ESPs require less capex, but could have much higher opex should a failure occur. The additional oil recovery possible later in field life could offset some of these costs, but would have a very low net present value at the onset.

Pressure maintenance

Rather than a mechanical increase in flowing pressure, water injection can maintain reservoir pressure. This requires additional wells and subsea hardware, but may result in much higher recoverable reserves. The cost of drilling Lower Tertiary wells is substantial, so adding additional water injection wells would increase the overall cost of the project.

Advantages

  • Known technology
  • Good reliability.

Disadvantages

  • High overall capex (drilling, subsea, and topsides)
  • Processing of additional water topsides
  • Scaling concerns
  • Reservoir souring
  • Corrosion concerns
  • Additional topsides equipment (seawater treatment, injection pumps)
  • Faulted reservoirs require multiple injection wells.

For this case study, it is assumed that water injection can maintain the reservoir pressure at its initial 20,000 psia. Rather than showing the flowing wellhead pressures as a function of pressure, curves were generated for a range of water contents. The water content can affect system capacity. Based on maintaining a reservoir pressure of 20,000 psia though water injection, the capacity for a 6-in NB system drops from 14,000 b/d at a water-cut of 0% to 12,000 b/d at a water-cut of 75%.

The increase in water content does not significantly decrease the flow rate over time, as the oil operates in the single phase for the majority of the production system. Therefore, lowering the overall gas content of the system does not have as much of an effect as it would for a high GOR fluid.

All boosting mechanisms reviewed in this case study have shown to provide some benefit to increasing production rates and extending field life. The decision among the options will be based not only on the hydraulic benefits, but also on the costs and perceived change in risk.
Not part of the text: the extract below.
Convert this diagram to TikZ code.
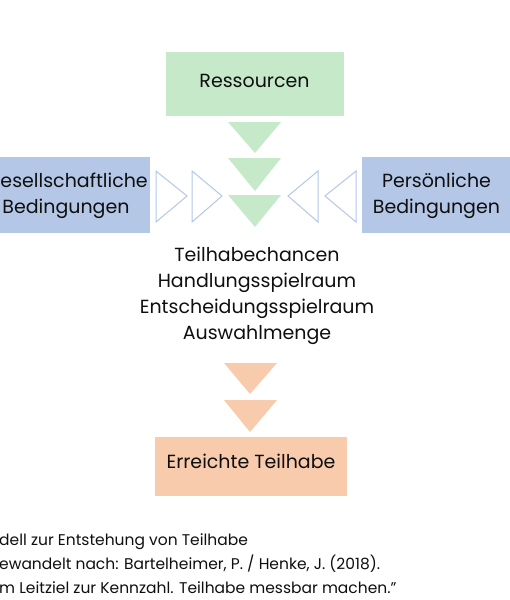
\documentclass[tikz,border=0pt]{standalone}
\usepackage{fontspec}
\setmainfont{Poppins}
\definecolor{grn}{RGB}{198,234,201}
\definecolor{blu}{RGB}{180,199,231}
\definecolor{org}{RGB}{248,203,173}
\definecolor{txt}{RGB}{15,15,15}
\tikzset{
  box/.style={inner sep=0pt, outer sep=0pt, text=txt, font=\fontsize{19}{26}\selectfont, anchor=base},
  lbl/.style={inner sep=0pt, text=txt, font=\fontsize{19}{26}\selectfont, anchor=base},
  captxt/.style={inner sep=0pt, text=txt, font=\fontsize{15.5}{23}\selectfont, anchor=base west},
  gtri/.style={fill=grn, draw=none},
  otri/.style={fill=org, draw=none},
  btri/.style={draw=blu, line width=1pt, fill=white, line join=miter}
}
\begin{document}
\begin{tikzpicture}[x=1pt,y=-1pt]
\useasboundingbox (0,0) rectangle (510,600);
% boxes
\fill[grn] (166,52) rectangle (344,116);
\node[box] (res) at (254.5,87) {Ressourcen};
\fill[blu] (0,157) rectangle (150,233);
\node[box, anchor=base west] (ges1) at (0.5,187) {esellschaftliche};
\node[box] (ges2) at (66,213) {Bedingungen};
\fill[blu] (362,157) rectangle (510,233);
\node[box] (per1) at (436.5,187) {Persönliche};
\node[box] (per2) at (436.5,213) {Bedingungen};
\fill[org] (155,437) rectangle (347,496);
\node[box] (err) at (251,468.5) {Erreichte Teilhabe};
% green triangles
\fill[gtri] (228,122) -- (281,122) -- (255,153) -- cycle;
\fill[gtri] (228,158) -- (281,158) -- (255,191) -- cycle;
\fill[gtri] (228,195) -- (281,195) -- (255,227) -- cycle;
% blue outline triangles
\draw[btri] (156,171) -- (187,196) -- (156,222) -- cycle;
\draw[btri] (192,171) -- (222,196) -- (192,222) -- cycle;
\draw[btri] (318,171) -- (288,196) -- (318,222) -- cycle;
\draw[btri] (356,171) -- (325,196) -- (356,222) -- cycle;
% central text
\node[lbl] (t1) at (257,261) {Teilhabechancen};
\node[lbl] (t2) at (257,287) {Handlungsspielraum};
\node[lbl] (t3) at (257,313) {Entscheidungsspielraum};
\node[lbl] (t4) at (257,339) {Auswahlmenge};
% orange triangles
\fill[otri] (224,363) -- (277,363) -- (250,394) -- cycle;
\fill[otri] (224,400) -- (277,400) -- (250,432) -- cycle;
% caption
\node[captxt] (c1) at (-1,545.5) {dell zur Entstehung von Teilhabe};
\node[captxt] (c2) at (-1,569) {ewandelt nach: Bartelheimer, P. / Henke, J. (2018).};
\node[captxt] (c3) at (-1,593) {m Leitziel zur Kennzahl. Teilhabe messbar machen.”};
\end{tikzpicture}
\end{document}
Where is the Lower Tertiary?

The Miocene Trend corresponds to the Miocene Epoch and dates 5 – 24 million years ago. The depth below sea level of this trend ranges from 8,000 ft (2,438 m) for the Upper Miocene to 30,000 ft (9,144 m) for the Lower Miocene, in water depths between 1,000 ft (305 m) and 9,000 ft (2,743 m).

Miocene and Lower Tertiary trends in the Gulf of Mexico.
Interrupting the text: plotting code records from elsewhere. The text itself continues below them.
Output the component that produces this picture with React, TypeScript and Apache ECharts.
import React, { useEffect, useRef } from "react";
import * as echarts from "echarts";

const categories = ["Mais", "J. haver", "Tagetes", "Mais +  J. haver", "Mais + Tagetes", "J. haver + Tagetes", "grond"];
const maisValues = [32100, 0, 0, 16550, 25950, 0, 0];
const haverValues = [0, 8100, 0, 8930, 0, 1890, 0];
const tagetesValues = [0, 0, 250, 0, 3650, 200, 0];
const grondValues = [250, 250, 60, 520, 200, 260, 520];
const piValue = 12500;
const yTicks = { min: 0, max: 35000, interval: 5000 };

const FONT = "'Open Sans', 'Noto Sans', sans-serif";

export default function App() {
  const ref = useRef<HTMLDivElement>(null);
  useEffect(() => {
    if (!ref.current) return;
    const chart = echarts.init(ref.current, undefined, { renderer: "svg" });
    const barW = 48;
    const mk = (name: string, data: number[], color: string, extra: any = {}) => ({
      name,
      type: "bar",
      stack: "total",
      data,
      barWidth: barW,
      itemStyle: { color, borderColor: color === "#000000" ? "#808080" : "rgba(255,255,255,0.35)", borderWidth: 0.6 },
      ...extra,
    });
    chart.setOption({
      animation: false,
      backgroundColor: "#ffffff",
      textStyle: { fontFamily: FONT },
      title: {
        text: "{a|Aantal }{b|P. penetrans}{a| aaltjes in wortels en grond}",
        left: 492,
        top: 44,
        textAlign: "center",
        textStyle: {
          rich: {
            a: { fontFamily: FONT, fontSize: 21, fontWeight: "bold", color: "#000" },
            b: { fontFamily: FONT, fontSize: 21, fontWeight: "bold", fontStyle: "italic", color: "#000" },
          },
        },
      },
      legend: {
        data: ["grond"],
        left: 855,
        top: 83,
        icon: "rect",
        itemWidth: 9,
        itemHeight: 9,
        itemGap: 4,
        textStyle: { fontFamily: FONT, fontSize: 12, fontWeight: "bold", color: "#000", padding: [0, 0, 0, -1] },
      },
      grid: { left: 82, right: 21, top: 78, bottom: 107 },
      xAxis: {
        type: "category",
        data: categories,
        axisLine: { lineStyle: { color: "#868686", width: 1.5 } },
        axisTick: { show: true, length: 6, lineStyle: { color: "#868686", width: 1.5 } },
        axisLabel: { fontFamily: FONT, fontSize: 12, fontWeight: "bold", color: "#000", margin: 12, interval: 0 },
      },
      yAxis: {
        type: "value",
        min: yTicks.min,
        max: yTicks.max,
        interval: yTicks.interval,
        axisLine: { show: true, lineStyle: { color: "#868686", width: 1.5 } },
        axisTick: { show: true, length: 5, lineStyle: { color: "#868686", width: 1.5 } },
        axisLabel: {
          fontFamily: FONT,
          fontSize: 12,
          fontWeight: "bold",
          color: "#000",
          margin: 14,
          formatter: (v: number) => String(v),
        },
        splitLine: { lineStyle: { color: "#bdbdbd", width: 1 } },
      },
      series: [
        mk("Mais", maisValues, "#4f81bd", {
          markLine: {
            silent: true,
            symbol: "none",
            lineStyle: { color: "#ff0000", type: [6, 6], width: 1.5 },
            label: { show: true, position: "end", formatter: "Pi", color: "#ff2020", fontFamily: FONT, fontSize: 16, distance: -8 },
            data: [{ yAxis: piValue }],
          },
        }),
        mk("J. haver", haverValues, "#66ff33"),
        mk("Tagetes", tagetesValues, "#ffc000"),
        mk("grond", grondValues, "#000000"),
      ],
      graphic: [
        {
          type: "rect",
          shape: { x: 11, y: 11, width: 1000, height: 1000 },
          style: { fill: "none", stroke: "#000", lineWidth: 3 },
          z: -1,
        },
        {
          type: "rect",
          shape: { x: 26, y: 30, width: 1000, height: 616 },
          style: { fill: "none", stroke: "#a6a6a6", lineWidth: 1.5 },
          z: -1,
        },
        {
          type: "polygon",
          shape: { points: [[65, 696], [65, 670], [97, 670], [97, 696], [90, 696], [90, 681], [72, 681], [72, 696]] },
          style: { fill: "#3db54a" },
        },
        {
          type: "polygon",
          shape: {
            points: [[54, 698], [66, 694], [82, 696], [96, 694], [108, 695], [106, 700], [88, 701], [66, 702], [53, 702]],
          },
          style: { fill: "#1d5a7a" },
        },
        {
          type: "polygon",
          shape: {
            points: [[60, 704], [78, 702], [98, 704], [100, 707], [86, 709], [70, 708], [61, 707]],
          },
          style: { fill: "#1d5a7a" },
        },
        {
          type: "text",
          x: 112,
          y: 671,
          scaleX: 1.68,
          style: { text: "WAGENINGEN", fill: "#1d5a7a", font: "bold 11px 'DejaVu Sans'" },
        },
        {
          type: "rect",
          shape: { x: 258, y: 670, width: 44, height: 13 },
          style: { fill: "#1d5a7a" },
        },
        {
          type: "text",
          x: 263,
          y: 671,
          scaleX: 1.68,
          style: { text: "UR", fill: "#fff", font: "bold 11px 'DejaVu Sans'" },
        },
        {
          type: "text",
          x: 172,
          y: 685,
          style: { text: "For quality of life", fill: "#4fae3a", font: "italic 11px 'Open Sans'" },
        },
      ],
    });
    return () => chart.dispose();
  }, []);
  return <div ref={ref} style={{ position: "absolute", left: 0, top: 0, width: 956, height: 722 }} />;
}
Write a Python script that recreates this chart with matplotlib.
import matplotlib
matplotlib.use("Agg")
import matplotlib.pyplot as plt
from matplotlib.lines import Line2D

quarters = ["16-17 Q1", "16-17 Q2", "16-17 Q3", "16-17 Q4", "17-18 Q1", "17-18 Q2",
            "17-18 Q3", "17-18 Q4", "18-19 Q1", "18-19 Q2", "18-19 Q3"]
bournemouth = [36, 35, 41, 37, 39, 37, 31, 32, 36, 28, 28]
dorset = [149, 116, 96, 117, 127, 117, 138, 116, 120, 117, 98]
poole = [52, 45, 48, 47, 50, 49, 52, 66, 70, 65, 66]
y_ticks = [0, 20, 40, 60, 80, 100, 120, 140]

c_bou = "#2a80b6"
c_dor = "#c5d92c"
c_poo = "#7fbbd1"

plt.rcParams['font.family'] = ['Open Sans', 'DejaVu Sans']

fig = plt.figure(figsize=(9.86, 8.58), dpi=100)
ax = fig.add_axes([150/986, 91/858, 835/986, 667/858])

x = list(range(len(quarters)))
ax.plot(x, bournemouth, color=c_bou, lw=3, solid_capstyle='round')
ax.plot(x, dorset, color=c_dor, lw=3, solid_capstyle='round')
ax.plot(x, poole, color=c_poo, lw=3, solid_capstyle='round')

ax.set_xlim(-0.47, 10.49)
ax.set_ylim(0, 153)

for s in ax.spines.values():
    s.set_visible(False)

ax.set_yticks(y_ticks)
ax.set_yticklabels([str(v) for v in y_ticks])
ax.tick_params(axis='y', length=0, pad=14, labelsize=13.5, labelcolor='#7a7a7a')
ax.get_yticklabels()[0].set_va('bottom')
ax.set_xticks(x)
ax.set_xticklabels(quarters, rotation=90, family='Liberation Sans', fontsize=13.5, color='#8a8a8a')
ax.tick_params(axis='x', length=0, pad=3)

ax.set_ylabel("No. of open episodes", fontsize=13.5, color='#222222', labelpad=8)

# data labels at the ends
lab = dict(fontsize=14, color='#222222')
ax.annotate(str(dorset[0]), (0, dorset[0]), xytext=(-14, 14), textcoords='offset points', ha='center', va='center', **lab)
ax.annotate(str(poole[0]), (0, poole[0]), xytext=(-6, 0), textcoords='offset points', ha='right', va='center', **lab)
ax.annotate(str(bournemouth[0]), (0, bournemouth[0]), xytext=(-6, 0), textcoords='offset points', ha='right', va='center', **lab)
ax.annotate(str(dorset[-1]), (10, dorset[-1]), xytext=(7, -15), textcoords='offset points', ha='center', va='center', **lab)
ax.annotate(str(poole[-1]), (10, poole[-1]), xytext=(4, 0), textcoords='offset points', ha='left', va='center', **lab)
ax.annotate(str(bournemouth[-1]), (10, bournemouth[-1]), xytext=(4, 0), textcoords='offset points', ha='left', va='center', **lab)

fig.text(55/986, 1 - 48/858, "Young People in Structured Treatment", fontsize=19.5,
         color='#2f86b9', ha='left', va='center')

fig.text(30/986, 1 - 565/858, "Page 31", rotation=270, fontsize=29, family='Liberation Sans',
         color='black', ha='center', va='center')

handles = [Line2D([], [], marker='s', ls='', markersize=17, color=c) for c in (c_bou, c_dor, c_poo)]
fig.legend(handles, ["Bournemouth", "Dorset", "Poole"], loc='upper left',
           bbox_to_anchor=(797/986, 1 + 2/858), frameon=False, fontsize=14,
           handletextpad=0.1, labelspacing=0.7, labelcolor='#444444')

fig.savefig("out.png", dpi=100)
The trend extends across Mississippi Canyon, Ewing Bank, Atwater Valley, Green Canyon, the northern part of Walker Ridge, and the eastern part of Garden Banks. Major development of this trend in the deepwater Gulf of Mexico began in the 1990s, with projects such as Thunder Horse, Na Kika, Mad Dog, and Neptune. Recent Miocene Trend projects and prospects include Knotty Head, Pony, Kodiak, Bigfoot, Tubular Bells, Mission Deep, and Thunder Hawk.

The Lower Tertiary Trend encompasses the Upper Paleocene and Lower Eocene of the Lower Tertiary (52 to 60 million years ago), and ranges from approximately 12,000 ft (3,658 m) to 35,000 ft (10,668 m) below the sea level in water depths between 4,000 ft (1,219 m) and 10,000 ft (3,048 m).

The Lower Tertiary Trend begins in the western Gulf of Mexico in the Perdido Fold Belt in Alaminos Canyon, and moves east into Keathley Canyon and Walker Ridge. It also may include the southern portions of Garden Banks, Green Canyon, and Atwater Valley. The current known extent of the Lower Tertiary Trend is approximately 80 mi (129 km) wide and 300 mi (483 km) long.